Paul McLernon, COO, Pensato Capital said that while regulation is driving up costs and complexities in product development and capital raising, it can also bring about positive change. “We should embrace change as an opportunity,” he said.
MiFID II compliance is a major undertaking for hedge funds and service providers alike. Geoff Galbraith, COO, Man Group explained that the next six months is a crunch period for MiFID II, “it impacts every aspect of an operating model.”
Paul Spendiff, managing director, Apex Fund Services, highlighted that with the industry still awaiting the final MiFID II requirements, preparation is not as advanced as usually expected at this stage, saying that “the usual pioneers for change are not as far along as they have been in the past, for example as seen with AIFMD.”
The panel also discussed profitability of hedge funds in an increasingly competitive environment. “The 2 and 20 fee model has been challenged for a long time,” said Galbraith, “people are willing to pay for performance but fees must be tailored to the investment strategy and vehicle”.

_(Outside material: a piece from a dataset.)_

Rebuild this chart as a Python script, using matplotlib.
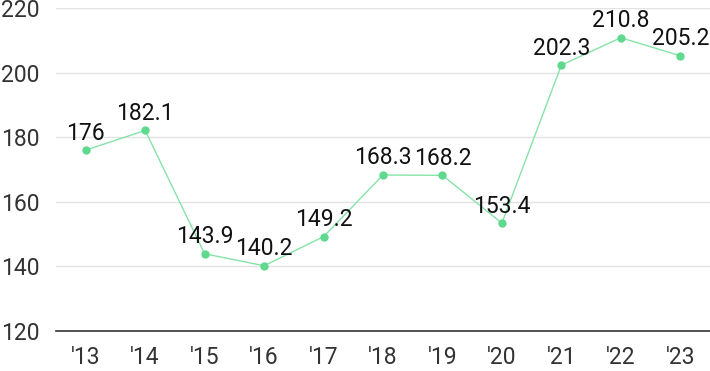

McLernon stated that the industry must “be flexible to the needs of investors” and Spendiff added that the assets under management required to break even has definitely increased, potentially now standing at $100-200 million.
The drive to ensure future profitability is prompting managers to rethink their operating models. “Hedge funds need to be open to new ideas to generate revenue and diversify,” said McLernon. He also expects to see consolidation and a move to platforms, explaining that regulatory pressure will push smaller players onto the platforms of bigger players.
The panel identified opportunities to work with external providers to improve efficiency. “The hedge fund industry doesn’t have a monopoly on intellectual capital”, commented Galbraith. He said that funds will look to technological developments like blockchain to take out costs but this will take time.
“Embracing new technology can help lower barriers to entry for new funds” he added. Galbraith also cited big data and machine learning as areas of opportunity.
Ed Gouldstone, Global Head of Product for Asset Management at Linedata, commented: “We’re at a pivotal time for players across the asset management industry, particularly in hedge funds. There’s a continued drive to deliver value for clients and to increase transparency, and the challenge is for hedge funds to maintain and grow their profitability without sacrificing operational or investment performance. Our panel debate confirmed that the shape of the hedge fund sector is evolving, but the opportunities are there for the managers who are prepared to adapt.”